Le siècle de vie est là mais difficile d'en dégager de quelconques leçons. C'est plutôt la fascination qui nous gagne, fascination pour l'écrivain centenaire, de se dire qu'il était adolescent sous le front populaire, qu'il avait déjà presque cinquante ans pendant mai 68 et presque soixante-dix ans à la chute du mur de Berlin. Les seules leçons notables sont ce qu'il appelle ses erreurs, de son pacifisme pré-seconde guerre mondiale à son communisme postérieur à celle-ci. Les erreurs habituelles , les classiques du camp du bien, de ceux qui confondent penser et projection d'un soi-même sublime aux yeux de l'époque.

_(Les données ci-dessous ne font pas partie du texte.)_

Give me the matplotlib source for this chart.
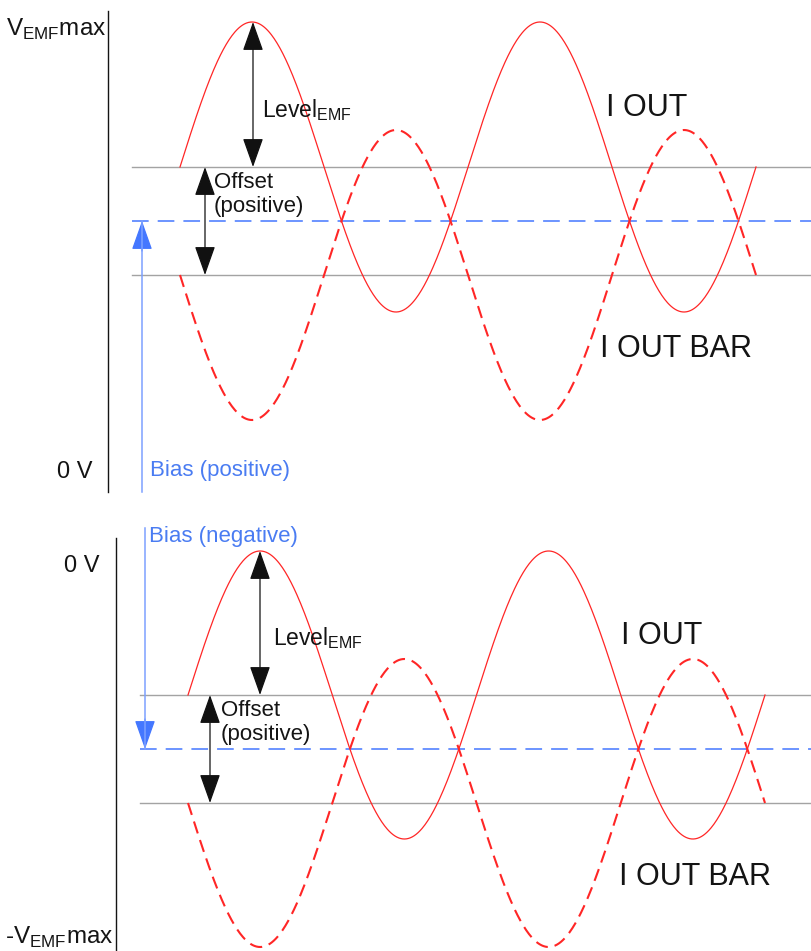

Je ne dis pas qu'Edgar Morin n'est pas un type intéressant mais ce qui s'annonçait comme la décortication d'une vie pour déduire quelques vérités n'est en réalité qu'une banale autobiographie entrecoupée de réflexion que j'imagine excavée de son œuvre antérieure. Car là est mon problème, je n'ai précédemment rien lu d'autre du sieur Morin, ce qui devant ce résumé et ces leçons me laisse froid. Je ne sais rien de la méthode ou de la pensée complexe si ce n'est les partielles initiations qui se trouvent dans le livre et ça entame sérieusement mon bonheur de lecteur.

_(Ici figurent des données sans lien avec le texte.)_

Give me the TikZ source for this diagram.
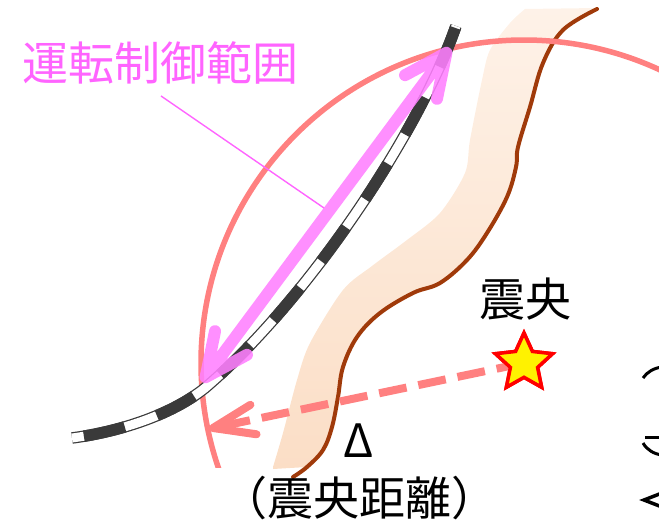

Il me semble qu'Edgar Morin ne doit sa notoriété actuelle qu'à sa miraculeuse longévité et d'avoir osé frayer avec Tariq Ramadan et beaucoup moins à son œuvre dont je ne vois personne s'inspirer ni même citer. Et c'est cette notoriété, médiatiquement manipulable comme je le suis, qui m'a donné envie de découvrir ces Leçons d'un siècle de vie ; la porte d'entrée ne fut pas celle d'un palace mais d'une masure.
Pour conclure, l'identité est multiple, la pensée complexe et le destin personnel, chaque être est unique et même si l'expression du poncif nous ridiculise, il n'est pas scandaleux de le proposer, c'est toujours une bonne piqûre de rappel.
J'ai cette fois poussé ma gérontophilie littéraire jusqu'à ses derniers retranchements, au-delà il n'y a plus que les morts.